**EXERCISE INSTRUCTIONS**
Start with the line that contains "Emit a web page" and end with the line that contains "const pad = (lo, hi)"; retype those lines and the ones between them exactly, without any pictures.

(Stored data)
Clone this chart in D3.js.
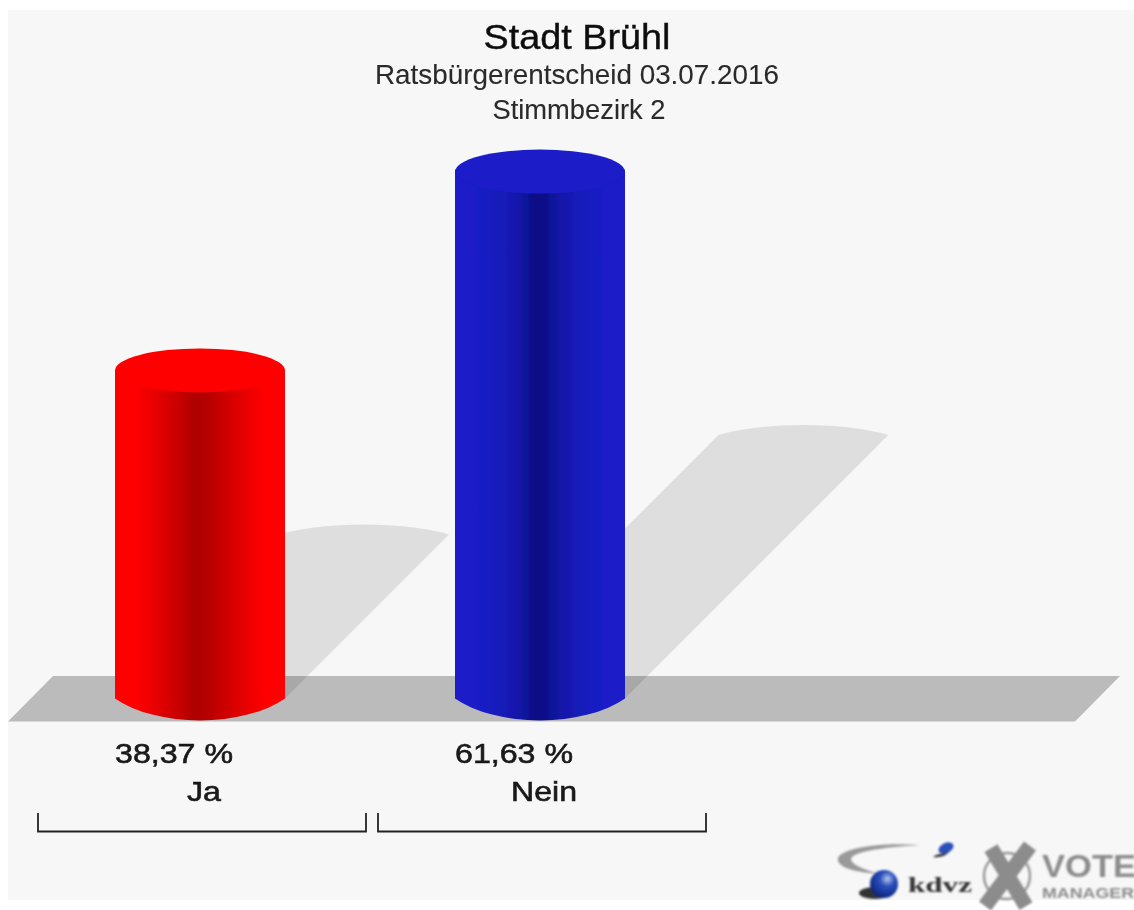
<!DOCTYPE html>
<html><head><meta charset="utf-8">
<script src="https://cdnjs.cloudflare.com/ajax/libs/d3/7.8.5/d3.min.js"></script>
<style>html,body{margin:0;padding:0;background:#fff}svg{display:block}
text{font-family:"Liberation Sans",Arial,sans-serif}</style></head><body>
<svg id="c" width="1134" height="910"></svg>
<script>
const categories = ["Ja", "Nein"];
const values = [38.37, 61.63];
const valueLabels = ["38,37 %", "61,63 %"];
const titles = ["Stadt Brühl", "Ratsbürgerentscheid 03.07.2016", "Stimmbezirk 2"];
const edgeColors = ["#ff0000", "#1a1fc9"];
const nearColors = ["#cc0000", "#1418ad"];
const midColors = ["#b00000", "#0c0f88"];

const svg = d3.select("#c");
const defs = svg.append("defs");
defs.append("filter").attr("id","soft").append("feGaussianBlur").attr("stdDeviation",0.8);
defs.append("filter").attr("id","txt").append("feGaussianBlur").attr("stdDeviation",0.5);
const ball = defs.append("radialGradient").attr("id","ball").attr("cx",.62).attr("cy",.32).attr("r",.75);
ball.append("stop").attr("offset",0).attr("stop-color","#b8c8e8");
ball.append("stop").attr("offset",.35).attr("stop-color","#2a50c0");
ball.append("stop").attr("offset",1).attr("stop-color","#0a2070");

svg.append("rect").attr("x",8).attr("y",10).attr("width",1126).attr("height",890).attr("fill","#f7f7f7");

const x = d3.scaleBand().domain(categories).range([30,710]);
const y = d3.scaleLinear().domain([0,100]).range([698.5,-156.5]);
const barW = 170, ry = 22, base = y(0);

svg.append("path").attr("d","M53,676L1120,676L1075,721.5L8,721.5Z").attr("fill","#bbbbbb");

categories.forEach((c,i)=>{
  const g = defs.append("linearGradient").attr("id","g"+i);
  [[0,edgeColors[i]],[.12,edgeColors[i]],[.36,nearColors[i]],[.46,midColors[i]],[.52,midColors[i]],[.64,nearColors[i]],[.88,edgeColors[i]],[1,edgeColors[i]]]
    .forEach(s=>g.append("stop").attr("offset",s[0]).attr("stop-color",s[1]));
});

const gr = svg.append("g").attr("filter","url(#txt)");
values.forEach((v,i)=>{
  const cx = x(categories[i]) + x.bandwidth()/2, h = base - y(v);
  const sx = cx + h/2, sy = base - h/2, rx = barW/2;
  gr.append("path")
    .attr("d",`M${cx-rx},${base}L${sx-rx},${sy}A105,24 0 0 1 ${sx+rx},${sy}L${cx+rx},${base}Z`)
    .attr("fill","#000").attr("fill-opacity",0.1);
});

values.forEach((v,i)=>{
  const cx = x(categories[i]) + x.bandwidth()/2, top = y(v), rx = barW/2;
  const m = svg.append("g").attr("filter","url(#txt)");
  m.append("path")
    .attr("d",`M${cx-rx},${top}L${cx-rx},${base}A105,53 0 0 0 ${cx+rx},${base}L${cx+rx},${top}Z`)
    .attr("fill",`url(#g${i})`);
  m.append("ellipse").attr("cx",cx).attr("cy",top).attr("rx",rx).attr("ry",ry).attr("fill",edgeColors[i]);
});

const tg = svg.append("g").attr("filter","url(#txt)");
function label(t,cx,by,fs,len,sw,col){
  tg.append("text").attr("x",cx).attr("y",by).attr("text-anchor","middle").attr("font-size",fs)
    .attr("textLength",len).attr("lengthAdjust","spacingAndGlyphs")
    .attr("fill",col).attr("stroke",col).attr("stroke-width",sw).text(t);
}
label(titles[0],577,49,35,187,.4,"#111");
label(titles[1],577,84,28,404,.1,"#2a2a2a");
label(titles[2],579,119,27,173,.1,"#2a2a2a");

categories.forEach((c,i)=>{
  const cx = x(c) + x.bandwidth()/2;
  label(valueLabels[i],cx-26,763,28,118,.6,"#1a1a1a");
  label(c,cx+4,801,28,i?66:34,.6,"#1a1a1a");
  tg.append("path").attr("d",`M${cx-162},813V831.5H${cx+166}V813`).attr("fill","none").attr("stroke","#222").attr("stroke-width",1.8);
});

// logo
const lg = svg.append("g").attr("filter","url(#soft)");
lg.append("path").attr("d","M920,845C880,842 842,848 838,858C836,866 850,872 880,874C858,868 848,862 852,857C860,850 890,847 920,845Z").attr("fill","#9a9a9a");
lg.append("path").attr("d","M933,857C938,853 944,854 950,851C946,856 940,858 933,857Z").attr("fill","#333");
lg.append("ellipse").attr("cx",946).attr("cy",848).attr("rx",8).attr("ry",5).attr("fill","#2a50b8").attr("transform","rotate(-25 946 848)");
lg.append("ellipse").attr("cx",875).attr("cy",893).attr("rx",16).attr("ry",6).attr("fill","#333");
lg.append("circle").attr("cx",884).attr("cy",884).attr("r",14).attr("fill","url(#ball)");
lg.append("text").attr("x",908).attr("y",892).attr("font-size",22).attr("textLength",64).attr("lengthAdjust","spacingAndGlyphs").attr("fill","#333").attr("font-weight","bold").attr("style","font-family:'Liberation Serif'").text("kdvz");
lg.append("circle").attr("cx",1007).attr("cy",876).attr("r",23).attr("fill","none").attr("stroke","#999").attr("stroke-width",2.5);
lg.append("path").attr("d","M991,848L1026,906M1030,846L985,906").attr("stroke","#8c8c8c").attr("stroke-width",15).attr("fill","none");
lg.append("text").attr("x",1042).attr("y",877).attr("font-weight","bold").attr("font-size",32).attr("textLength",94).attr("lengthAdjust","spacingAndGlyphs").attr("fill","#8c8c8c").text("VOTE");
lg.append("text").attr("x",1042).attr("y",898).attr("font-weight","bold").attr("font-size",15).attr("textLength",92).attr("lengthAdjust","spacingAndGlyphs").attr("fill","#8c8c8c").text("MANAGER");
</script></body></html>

---

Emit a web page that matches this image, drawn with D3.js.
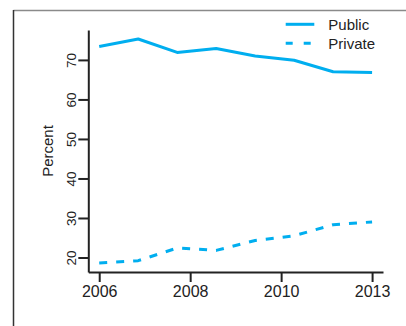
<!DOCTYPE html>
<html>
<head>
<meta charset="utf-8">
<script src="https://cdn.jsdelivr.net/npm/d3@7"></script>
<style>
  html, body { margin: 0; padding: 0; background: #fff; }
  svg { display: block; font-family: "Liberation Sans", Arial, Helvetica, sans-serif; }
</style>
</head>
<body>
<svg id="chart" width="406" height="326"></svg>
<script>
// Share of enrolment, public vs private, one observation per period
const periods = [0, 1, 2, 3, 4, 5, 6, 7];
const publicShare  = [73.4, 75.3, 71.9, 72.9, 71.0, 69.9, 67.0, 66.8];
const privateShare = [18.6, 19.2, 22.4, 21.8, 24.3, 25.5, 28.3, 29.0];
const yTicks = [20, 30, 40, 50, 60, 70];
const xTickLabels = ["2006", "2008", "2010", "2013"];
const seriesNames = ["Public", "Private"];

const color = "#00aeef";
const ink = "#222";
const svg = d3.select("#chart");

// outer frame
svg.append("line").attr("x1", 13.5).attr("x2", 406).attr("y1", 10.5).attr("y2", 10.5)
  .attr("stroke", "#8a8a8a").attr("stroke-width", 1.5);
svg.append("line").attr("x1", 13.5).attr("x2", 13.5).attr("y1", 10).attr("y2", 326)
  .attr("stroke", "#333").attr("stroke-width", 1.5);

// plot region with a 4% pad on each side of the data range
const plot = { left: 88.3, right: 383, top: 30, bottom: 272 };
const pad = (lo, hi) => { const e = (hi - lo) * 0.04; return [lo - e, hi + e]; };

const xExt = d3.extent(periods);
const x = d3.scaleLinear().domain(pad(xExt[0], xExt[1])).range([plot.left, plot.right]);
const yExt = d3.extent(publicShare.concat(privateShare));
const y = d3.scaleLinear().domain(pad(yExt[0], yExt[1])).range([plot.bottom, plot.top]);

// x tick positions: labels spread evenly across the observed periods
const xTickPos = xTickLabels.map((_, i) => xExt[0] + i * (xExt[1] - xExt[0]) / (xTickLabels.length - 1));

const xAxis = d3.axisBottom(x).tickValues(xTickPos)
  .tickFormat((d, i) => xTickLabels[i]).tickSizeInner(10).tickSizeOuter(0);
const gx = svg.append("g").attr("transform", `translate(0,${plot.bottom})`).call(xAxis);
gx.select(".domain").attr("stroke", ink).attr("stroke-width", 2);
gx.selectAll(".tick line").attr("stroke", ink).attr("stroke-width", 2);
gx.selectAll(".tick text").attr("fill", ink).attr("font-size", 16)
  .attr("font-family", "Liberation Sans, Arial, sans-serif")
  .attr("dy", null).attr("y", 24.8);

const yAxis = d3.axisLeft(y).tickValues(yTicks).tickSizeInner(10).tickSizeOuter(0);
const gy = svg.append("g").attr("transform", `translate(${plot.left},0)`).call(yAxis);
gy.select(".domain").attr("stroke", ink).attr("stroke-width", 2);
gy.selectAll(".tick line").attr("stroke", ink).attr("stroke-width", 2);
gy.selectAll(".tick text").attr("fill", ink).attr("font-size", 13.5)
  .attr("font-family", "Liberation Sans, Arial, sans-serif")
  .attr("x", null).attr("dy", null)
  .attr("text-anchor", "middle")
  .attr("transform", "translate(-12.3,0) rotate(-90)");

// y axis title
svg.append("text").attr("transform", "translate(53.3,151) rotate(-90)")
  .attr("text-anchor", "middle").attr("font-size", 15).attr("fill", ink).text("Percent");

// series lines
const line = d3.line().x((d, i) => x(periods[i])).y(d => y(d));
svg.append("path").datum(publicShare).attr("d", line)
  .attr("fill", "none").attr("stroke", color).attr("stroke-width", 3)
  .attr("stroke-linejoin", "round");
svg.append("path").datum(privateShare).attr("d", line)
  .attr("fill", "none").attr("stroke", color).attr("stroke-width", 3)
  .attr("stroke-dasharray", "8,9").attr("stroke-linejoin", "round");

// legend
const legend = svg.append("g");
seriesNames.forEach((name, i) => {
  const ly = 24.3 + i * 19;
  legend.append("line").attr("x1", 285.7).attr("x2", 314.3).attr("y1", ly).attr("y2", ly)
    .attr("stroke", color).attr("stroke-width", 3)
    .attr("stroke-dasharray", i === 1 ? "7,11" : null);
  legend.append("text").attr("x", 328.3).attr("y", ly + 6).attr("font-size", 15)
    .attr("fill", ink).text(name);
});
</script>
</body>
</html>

**OUTPUT OF THE EXERCISE**
Emit a web page that matches this image, drawn with D3.js.
<!DOCTYPE html>
<html>
<head>
<meta charset="utf-8">
<script src="https://cdn.jsdelivr.net/npm/d3@7"></script>
<style>
  html, body { margin: 0; padding: 0; background: #fff; }
  svg { display: block; font-family: "Liberation Sans", Arial, Helvetica, sans-serif; }
</style>
</head>
<body>
<svg id="chart" width="406" height="326"></svg>
<script>
// Share of enrolment, public vs private, one observation per period
const periods = [0, 1, 2, 3, 4, 5, 6, 7];
const publicShare  = [73.4, 75.3, 71.9, 72.9, 71.0, 69.9, 67.0, 66.8];
const privateShare = [18.6, 19.2, 22.4, 21.8, 24.3, 25.5, 28.3, 29.0];
const yTicks = [20, 30, 40, 50, 60, 70];
const xTickLabels = ["2006", "2008", "2010", "2013"];
const seriesNames = ["Public", "Private"];

const color = "#00aeef";
const ink = "#222";
const svg = d3.select("#chart");

// outer frame
svg.append("line").attr("x1", 13.5).attr("x2", 406).attr("y1", 10.5).attr("y2", 10.5)
  .attr("stroke", "#8a8a8a").attr("stroke-width", 1.5);
svg.append("line").attr("x1", 13.5).attr("x2", 13.5).attr("y1", 10).attr("y2", 326)
  .attr("stroke", "#333").attr("stroke-width", 1.5);

// plot region with a 4% pad on each side of the data range
const plot = { left: 88.3, right: 383, top: 30, bottom: 272 };
const pad = (lo, hi) => { const e = (hi - lo) * 0.04; return [lo - e, hi + e]; };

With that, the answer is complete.